Yes, Sir. As I informed the House on 11th March when announcing the decision to form the Royal Air Force Transport Command, it is the intention that the British Overseas Airways Corporation shall contine as a civil organisation. Some of its services terminate in, or pass through, neutral countries, and much of its work meets the essential communication needs of overseas civil administrations. Clearly, however, the services and requirements of the Corporation and those of the new Command must be co-ordinated if our air transport organisation is to be efficient and the most economical use—and the most effective for the conduct of the war—is to be made of our available resources.

In the discussions that ensued between the Air Ministry and the Corporation, general agreement was reached on the relationship which should obtain between the Corporation and the Command, save for one point of principle. The Corporation asked for an assurance that it would be responsible for all regular trunk services except those carrying exclusively R.A.F. loads.
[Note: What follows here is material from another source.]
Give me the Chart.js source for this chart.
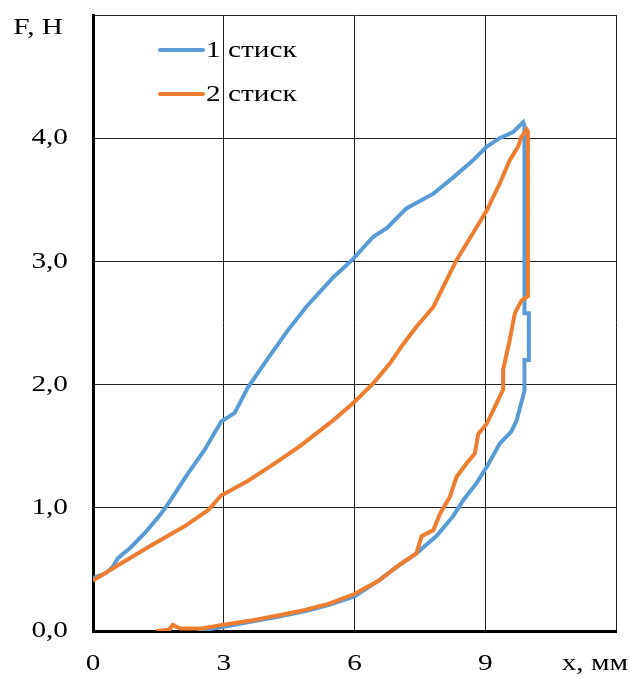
<!DOCTYPE html>
<html>
<head>
<meta charset="utf-8">
<script src="https://cdn.jsdelivr.net/npm/chart.js@4.4.1/dist/chart.umd.min.js"></script>
<style>
  html, body { margin: 0; padding: 0; background: #ffffff; }
  #wrap { width: 630px; height: 677px; }
</style>
</head>
<body>
<div id="wrap"><canvas id="c" width="630" height="677"></canvas></div>
<script>
// ---- data ----
const seriesLabels = ["1 стиск", "2 стиск"];
const seriesColors = ["#5B9BD5", "#ED7D31"];

const stick1X = [0, 0.3, 0.45, 0.57, 0.87, 1.2, 1.49, 1.7, 2.18, 2.56, 2.94, 3.25, 3.56, 4.01, 4.47, 4.89, 5.2, 5.51, 5.97, 6.43, 6.74, 7.19, 7.81, 8.26, 8.72, 9.03, 9.33, 9.64, 9.87,
  9.9, 9.9, 10.0, 10.0, 9.9, 9.9,
  9.72, 9.6, 9.33, 9.03, 8.8, 8.49, 8.26, 7.88, 7.42, 6.97, 6.56, 6.0, 5.4, 4.86, 4.3, 3.71, 2.94, 2.4];
const stick1F = [0.43, 0.47, 0.52, 0.59, 0.68, 0.8, 0.92, 1.02, 1.28, 1.47, 1.7, 1.77, 1.98, 2.21, 2.44, 2.63, 2.75, 2.87, 3.02, 3.2, 3.27, 3.43, 3.55, 3.68, 3.82, 3.93, 4.0, 4.05, 4.13,
  4.1, 2.58, 2.58, 2.2, 2.2, 1.95,
  1.71, 1.62, 1.52, 1.33, 1.2, 1.06, 0.93, 0.77, 0.63, 0.52, 0.41, 0.28, 0.21, 0.16, 0.12, 0.08, 0.03, 0.0];

const stick2X = [0, 0.65, 1.41, 2.1, 2.64, 2.94, 3.56, 4.17, 4.75, 5.51, 5.97, 6.43, 6.81, 7.12, 7.42, 7.81, 8.03, 8.34, 8.72, 9.03, 9.33, 9.56, 9.75, 9.83, 9.95,
  9.98, 9.98,
  9.83, 9.68, 9.56, 9.41, 9.41, 9.22, 9.03, 8.84, 8.76, 8.57, 8.34, 8.19, 7.96, 7.81, 7.54, 7.42, 7.04, 6.56, 6.0, 5.4, 4.86, 4.3, 3.7, 3.0, 2.5, 2.0, 1.83, 1.75, 1.45];
const stick2F = [0.41, 0.55, 0.71, 0.85, 0.98, 1.1, 1.22, 1.36, 1.5, 1.71, 1.85, 2.01, 2.17, 2.33, 2.47, 2.63, 2.79, 3.01, 3.23, 3.41, 3.63, 3.82, 3.93, 4.01, 4.07,
  4.05, 2.72,
  2.68, 2.58, 2.36, 2.12, 1.96, 1.82, 1.68, 1.6, 1.44, 1.36, 1.25, 1.09, 0.95, 0.82, 0.77, 0.63, 0.54, 0.41, 0.3, 0.22, 0.17, 0.13, 0.09, 0.05, 0.02, 0.02, 0.05, 0.01, 0.0];

const xTicks = [0, 3, 6, 9];
const yTicks = [0, 1, 2, 3, 4];
const xTitle = "x, мм";
const yTitle = "F, Н";

// ---- build chart ----
function pts(xs, ys) { return xs.map((x, i) => ({ x: x, y: ys[i] })); }

const FONT = "'Liberation Serif', 'Times New Roman', serif";
const FSIZE = 24;
const TEXT_SX = 1.22; // reference text is horizontally wide

const wideText = {
  id: 'wideText',
  beforeDraw(chart) {
    const ctx = chart.ctx;
    if (ctx.__wide) return;
    const orig = ctx.fillText.bind(ctx);
    ctx.fillText = function (t, x, y, mw) {
      ctx.save();
      ctx.translate(x, y);
      ctx.scale(TEXT_SX, 1);
      if (mw === undefined || mw === null) orig(t, 0, 0); else orig(t, 0, 0, mw / TEXT_SX);
      ctx.restore();
    };
    ctx.__wide = true;
  }
};

const titlesAndLegend = {
  id: 'titlesAndLegend',
  afterDraw(chart) {
    const ctx = chart.ctx;
    const a = chart.chartArea;
    ctx.save();
    ctx.fillStyle = '#000';
    ctx.font = FSIZE + 'px ' + FONT;
    ctx.textBaseline = 'middle';
    ctx.textAlign = 'right';
    ctx.fillText(yTitle, a.left - 30, a.top + 13);
    ctx.textAlign = 'right';
    ctx.fillText(xTitle, a.right + 12, a.bottom + 33);
    // legend
    chart.data.datasets.forEach((ds, i) => {
      const y = a.top + 35 + i * 44;
      const x0 = a.left + 67;
      ctx.strokeStyle = ds.borderColor;
      ctx.lineWidth = 4;
      ctx.lineCap = 'round';
      ctx.beginPath();
      ctx.moveTo(x0, y);
      ctx.lineTo(x0 + 43, y);
      ctx.stroke();
      ctx.fillStyle = '#000';
      ctx.textAlign = 'left';
      ctx.fillText(ds.label, x0 + 46, y + 1);
    });
    ctx.restore();
  }
};

new Chart(document.getElementById('c'), {
  type: 'scatter',
  data: {
    datasets: [
      { label: seriesLabels[0], data: pts(stick1X, stick1F), borderColor: seriesColors[0], backgroundColor: seriesColors[0],
        showLine: true, pointRadius: 0, borderWidth: 4, tension: 0, order: 1 },
      { label: seriesLabels[1], data: pts(stick2X, stick2F), borderColor: seriesColors[1], backgroundColor: seriesColors[1],
        showLine: true, pointRadius: 0, borderWidth: 4, tension: 0, order: 0 }
    ]
  },
  options: {
    responsive: false,
    animation: false,
    devicePixelRatio: 1,
    layout: { padding: { left: 0, top: 15, right: 14, bottom: 0 } },
    plugins: { legend: { display: false }, tooltip: { enabled: false } },
    scales: {
      x: {
        type: 'linear', min: 0, max: 12,
        afterBuildTicks(scale) { scale.ticks = xTicks.concat([12]).map(v => ({ value: v })); },
        afterFit(scale) { scale.height = 46; scale.paddingLeft = 0; scale.paddingRight = 0; },
        ticks: {
          padding: 18, color: '#000', font: { family: FONT, size: FSIZE },
          maxRotation: 0,
          callback(v) { return xTicks.includes(v) ? String(v) : ''; }
        },
        grid: { color: '#222', lineWidth: 1, drawTicks: false },
        border: { color: '#000', width: 3 }
      },
      y: {
        type: 'linear', min: 0, max: 5,
        afterBuildTicks(scale) { scale.ticks = yTicks.concat([5]).map(v => ({ value: v })); },
        afterFit(scale) { scale.width = 93; scale.paddingTop = 0; scale.paddingBottom = 0; },
        ticks: {
          padding: 25, color: '#000', font: { family: FONT, size: FSIZE },
          callback(v) { return yTicks.includes(v) ? v.toFixed(1).replace('.', ',') : ''; }
        },
        grid: { color: '#222', lineWidth: 1, drawTicks: false },
        border: { color: '#000', width: 3 }
      }
    }
  },
  plugins: [wideText, titlesAndLegend]
});
</script>
</body>
</html>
I was unable to give the Corporation this assurance, and the Corporation, to my regret, did not feel able to accept as adequate the form of understanding which I proposed as an alternative. In these circumstances, four of the five members, including the Chairman, felt obliged to offer their resignations.

For the convenience of hon. Members, I am issuing a White Paper which explains the point of difference between the Air Ministry and the Corporation and contains the letters which have been exchanged between the Chairman and myself. Copies of this White Paper are available in the Vote Office.

I have to-day appointed a new Board. Sir Harold Howitt, who has been a member of the Air Council since 1939, has accepted my invitation to become Chairman of the Corporation for the time being. I have also invited Mr. Simon Marks and Mr. John Marchbank to become members, and they have accepted. Mr. Gerard d'Erlanger, Commodore of the Air Transport Auxiliary, will continue to serve. These four members will, for the present, constitute the new Board. It will be for the new Board to appoint a Chief Executive and to arrange for the duties of that office to be discharged until the new appointment is made. Meanwhile, and at all times, the resources of my Department will be freely available.

Do I take it that the White Paper explains how it comes about that a public non-profit-making Corporation should be so much concerned about the allocation of these services as to lead to wholesale resignations?

The White Paper contains the draft agreement to which I have referred and the amendment which the Corporation proposed and which I was unable to accept. It also contains the letter which I received from the Chairman of the Corporation intimating his resignation and that of three of his colleagues, and the answer which I have sent him.

Will the new Board continue to negotiate with the British Airlines Pilots' Association as did the old Board?